# Given exercise
Retype every line from the start of the data down to and including the line with "import plotly.graph_objects as go". Skip the pictures.
-- Entries start --
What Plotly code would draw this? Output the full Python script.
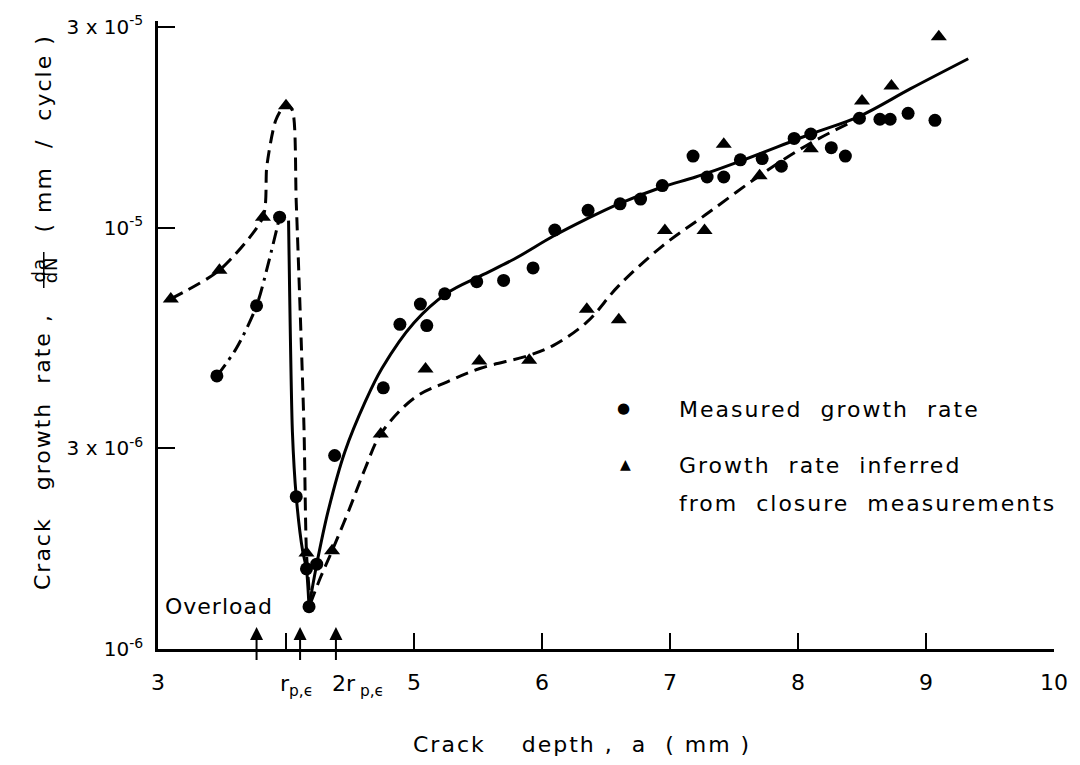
import plotly.graph_objects as go

# ---------------- data ----------------
# Measured growth rate (circles): crack depth a (mm), da/dN (mm/cycle)
meas_x = [3.46, 3.77, 3.95, 4.08, 4.16, 4.18, 4.24, 4.38, 4.76, 4.89, 5.05, 5.10,
          5.24, 5.49, 5.70, 5.93, 6.10, 6.36, 6.61, 6.77, 6.94, 7.18, 7.29, 7.42,
          7.55, 7.72, 7.87, 7.97, 8.10, 8.26, 8.37, 8.48, 8.64, 8.72, 8.86, 9.07]
meas_y = [4.45e-6, 6.53e-6, 1.06e-5, 2.30e-6, 1.55e-6, 1.26e-6, 1.59e-6, 2.88e-6,
          4.17e-6, 5.90e-6, 6.59e-6, 5.86e-6, 6.97e-6, 7.45e-6, 7.50e-6, 8.03e-6,
          9.88e-6, 1.10e-5, 1.14e-5, 1.17e-5, 1.26e-5, 1.48e-5, 1.32e-5, 1.32e-5,
          1.45e-5, 1.46e-5, 1.40e-5, 1.63e-5, 1.67e-5, 1.55e-5, 1.48e-5, 1.82e-5,
          1.81e-5, 1.81e-5, 1.87e-5, 1.80e-5]

# Growth rate inferred from closure measurements (triangles)
inf_x = [3.10, 3.48, 3.82, 4.00, 4.16, 4.36, 4.74, 5.09, 5.51, 5.90, 6.35, 6.60,
         6.96, 7.27, 7.42, 7.70, 8.10, 8.50, 8.73, 9.10]
inf_y = [6.78e-6, 7.93e-6, 1.06e-5, 1.95e-5, 1.69e-6, 1.71e-6, 3.24e-6, 4.62e-6,
         4.83e-6, 4.85e-6, 6.41e-6, 6.05e-6, 9.86e-6, 9.85e-6, 1.58e-5, 1.33e-5,
         1.54e-5, 2.00e-5, 2.17e-5, 2.84e-5]

# Hand-drawn curve through the measured rates (solid): drop after the overload ...
drop_meas_x = [4.02, 4.05, 4.08, 4.13, 4.16, 4.18]
drop_meas_y = [1.04e-5, 3.28e-6, 2.30e-6, 1.71e-6, 1.55e-6, 1.26e-6]
# ... and recovery
rise_meas_x = [4.18, 4.24, 4.33, 4.46, 4.62, 4.75, 5.00, 5.26, 5.52, 5.78, 6.09,
               6.35, 6.60, 6.94, 7.20, 7.55, 8.10, 8.48, 8.88, 9.33]
rise_meas_y = [1.26e-6, 1.59e-6, 2.13e-6, 2.94e-6, 3.87e-6, 4.64e-6, 5.95e-6, 7.00e-6,
               7.69e-6, 8.42e-6, 9.56e-6, 1.05e-5, 1.14e-5, 1.25e-5, 1.32e-5, 1.44e-5,
               1.67e-5, 1.84e-5, 2.14e-5, 2.52e-5]

# Curve through the measured rates before the overload (dash-dot)
pre_meas_x = [3.46, 3.61, 3.77, 3.87, 3.95]
pre_meas_y = [4.45e-6, 5.16e-6, 6.53e-6, 8.42e-6, 1.06e-5]

# Curve through the inferred rates (dashed): peak and drop ...
peak_inf_x = [3.10, 3.48, 3.82, 3.85, 3.92, 4.00, 4.05, 4.08, 4.14, 4.16, 4.19]
peak_inf_y = [6.78e-6, 7.93e-6, 1.06e-5, 1.40e-5, 1.80e-5, 1.97e-5, 1.90e-5, 1.15e-5,
              3.40e-6, 1.69e-6, 1.28e-6]
# ... and recovery
rise_inf_x = [4.19, 4.27, 4.36, 4.49, 4.62, 4.74, 5.00, 5.26, 5.52, 5.90, 6.09, 6.35,
              6.60, 6.94, 7.28, 7.70, 8.10, 8.48]
rise_inf_y = [1.28e-6, 1.48e-6, 1.71e-6, 2.13e-6, 2.69e-6, 3.24e-6, 3.94e-6, 4.31e-6,
              4.64e-6, 4.98e-6, 5.26e-6, 5.97e-6, 7.29e-6, 9.05e-6, 1.075e-5, 1.33e-5,
              1.59e-5, 1.82e-5]

# Marked crack depths on the x axis
arrow_x = [3.77, 4.11, 4.39]   # overload, r_p,e, 2 r_p,e

x_tickvals = [3, 4, 5, 6, 7, 8, 9, 10]
x_ticktext = ["3", "", "5", "6", "7", "8", "9", "10"]
y_tickvals = [1e-6, 3e-6, 1e-5, 3e-5]
y_ticktext = ["10<sup>-6</sup>", "3 x 10<sup>-6</sup>", "10<sup>-5</sup>", "3 x 10<sup>-5</sup>"]

FONT = "DejaVu Sans"
NB = "\u00a0"


def sp(s, ls=2.0):
    return '<span style="letter-spacing:%.1fpx">%s</span>' % (ls, s)


fig = go.Figure()

line_kw = dict(color="black", width=3, shape="spline")
fig.add_trace(go.Scatter(x=drop_meas_x, y=drop_meas_y, mode="lines",
                         line=dict(**line_kw, smoothing=0.6),
                         showlegend=False, hoverinfo="skip"))
fig.add_trace(go.Scatter(x=rise_meas_x, y=rise_meas_y, mode="lines",
                         line=dict(**line_kw, smoothing=1.0),
                         showlegend=False, hoverinfo="skip"))
fig.add_trace(go.Scatter(x=pre_meas_x, y=pre_meas_y, mode="lines",
                         line=dict(**line_kw, smoothing=0.8, dash="14px,6px,3px,6px"),
                         showlegend=False, hoverinfo="skip"))
fig.add_trace(go.Scatter(x=peak_inf_x, y=peak_inf_y, mode="lines",
                         line=dict(**line_kw, smoothing=0.7, dash="13px,7px"),
                         showlegend=False, hoverinfo="skip"))
fig.add_trace(go.Scatter(x=rise_inf_x, y=rise_inf_y, mode="lines",
                         line=dict(**line_kw, smoothing=1.0, dash="13px,7px"),
                         showlegend=False, hoverinfo="skip"))
fig.add_trace(go.Scatter(x=meas_x, y=meas_y, mode="markers", name="Measured growth rate",
                         marker=dict(symbol="circle", size=13, color="black"),
                         cliponaxis=False, showlegend=False))
fig.add_trace(go.Scatter(x=inf_x, y=inf_y, mode="markers",
                         name="Growth rate inferred from closure measurements",
                         marker=dict(symbol="triangle-up", size=14, color="black"),
                         cliponaxis=False, showlegend=False))

ann = []
# arrows on the x axis (tip above the axis, shaft crossing it)
for xv in arrow_x:
    ann.append(dict(x=xv, xref="x", y=0.035, yref="paper", ax=0, ay=34, text=" ",
                    font=dict(size=1), borderpad=0, showarrow=True, arrowhead=2,
                    arrowsize=1.3, arrowwidth=2, arrowcolor="black"))
txt = dict(family=FONT, size=22, color="black")
ann.append(dict(x=arrow_x[1], xref="x", xshift=-4, y=-0.0585, yref="paper",
                xanchor="center", yanchor="middle",
                text="r<sub>p,ϵ</sub>", showarrow=False, font=txt))
ann.append(dict(x=arrow_x[2], xref="x", xshift=22, y=-0.0585, yref="paper",
                xanchor="center", yanchor="middle",
                text="2r<sub>" + NB + "p," + "ϵ</sub>", showarrow=False, font=txt))
ann.append(dict(x=3.04, xref="x", y=0.068, yref="paper", xanchor="left", yanchor="middle",
                text=sp("Overload", 1.0), showarrow=False, font=txt))

# x-axis title
ann.append(dict(x=0.4735, xref="paper", y=-0.152, yref="paper", xanchor="center", yanchor="middle",
                text=sp("Crack" + NB * 4 + "depth" + NB + "," + NB * 2 + "a" + NB * 2
                        + "(" + NB + "mm" + NB + ")"),
                showarrow=False, font=txt))

# y-axis title (rotated) with da/dN fraction
ann.append(dict(x=-0.1283, xref="paper", y=0.090, yref="paper", xanchor="center", yanchor="bottom",
                textangle=-90,
                text=sp("Crack" + NB * 3 + "growth" + NB * 2 + "rate" + NB + ","),
                showarrow=False, font=txt))
ann.append(dict(x=-0.1338, xref="paper", y=0.603, yref="paper", xanchor="center", yanchor="middle",
                textangle=-90, text=sp("da", 1.0), showarrow=False,
                font=dict(family=FONT, size=18, color="black")))
ann.append(dict(x=-0.1205, xref="paper", y=0.603, yref="paper", xanchor="center", yanchor="middle",
                textangle=-90, text=sp("dN", 1.0), showarrow=False,
                font=dict(family=FONT, size=18, color="black")))
ann.append(dict(x=-0.1283, xref="paper", y=0.821, yref="paper", xanchor="center", yanchor="middle",
                textangle=-90, text=sp("(" + NB + "mm" + NB * 2 + "/" + NB * 2 + "cycle" + NB + ")"),
                showarrow=False, font=txt))

# legend
ann.append(dict(x=0.519, xref="paper", y=0.383, yref="paper", xanchor="center", yanchor="middle",
                text="●", showarrow=False, font=dict(family=FONT, size=15, color="black")))
ann.append(dict(x=0.522, xref="paper", y=0.295, yref="paper", xanchor="center", yanchor="middle",
                text="▲", showarrow=False, font=dict(family=FONT, size=14, color="black")))
ann.append(dict(x=0.5796, xref="paper", y=0.3813, yref="paper", xanchor="left", yanchor="middle",
                text=sp("Measured" + NB * 2 + "growth" + NB * 2 + "rate"), showarrow=False, font=txt))
ann.append(dict(x=0.5796, xref="paper", y=0.2927, yref="paper", xanchor="left", yanchor="middle",
                text=sp("Growth" + NB * 2 + "rate" + NB * 2 + "inferred"), showarrow=False, font=txt))
ann.append(dict(x=0.5796, xref="paper", y=0.231, yref="paper", xanchor="left", yanchor="middle",
                text=sp("from" + NB * 2 + "closure" + NB * 2 + "measurements"), showarrow=False, font=txt))

fig.update_layout(
    width=1080, height=765,
    margin=dict(l=158, r=18, t=17, b=116),
    paper_bgcolor="white", plot_bgcolor="white",
    font=dict(family=FONT, color="black"),
    showlegend=False,
    annotations=ann,
    shapes=[dict(type="line", xref="paper", yref="paper", x0=-0.1275, x1=-0.1275,
                 y0=0.575, y1=0.632, line=dict(color="black", width=1.5))],
    xaxis=dict(range=[3, 10], tickvals=x_tickvals, ticktext=x_ticktext,
               ticks="inside", ticklen=16, tickwidth=2, tickcolor="black",
               showline=True, linewidth=2.5, linecolor="black",
               showgrid=False, zeroline=False, ticklabelstandoff=12,
               tickfont=dict(family=FONT, size=22, color="black")),
    yaxis=dict(type="log", range=[-6, -4.509], tickvals=y_tickvals, ticktext=y_ticktext,
               ticks="inside", ticklen=17, tickwidth=2, tickcolor="black",
               showline=True, linewidth=2.5, linecolor="black",
               showgrid=False, zeroline=False, ticklabelstandoff=8,
               tickfont=dict(family=FONT, size=20, color="black")),
)

fig.write_html("out.html")
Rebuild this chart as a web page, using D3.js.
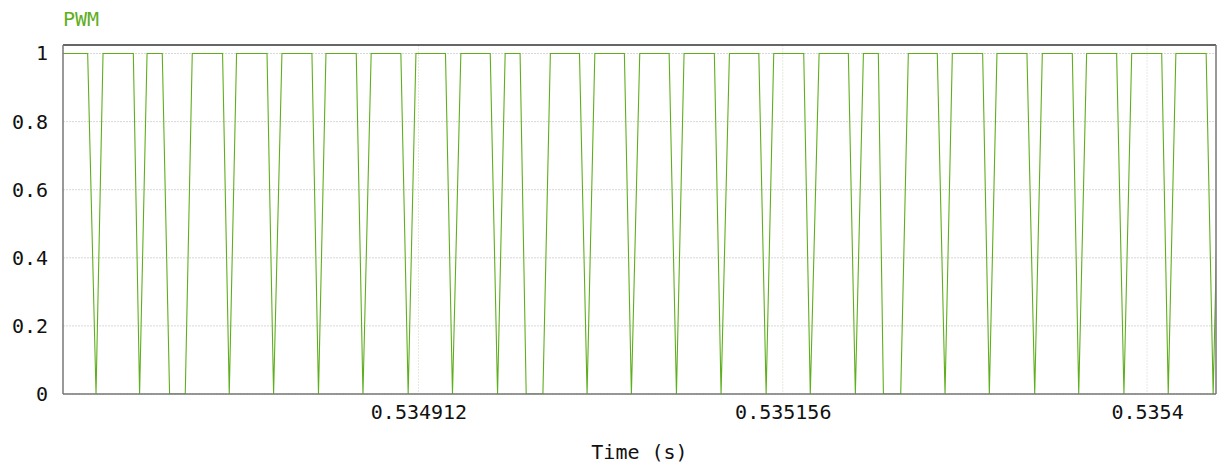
-- Entries end --
# Response for this exercise
What Plotly code would draw this? Output the full Python script.
import plotly.graph_objects as go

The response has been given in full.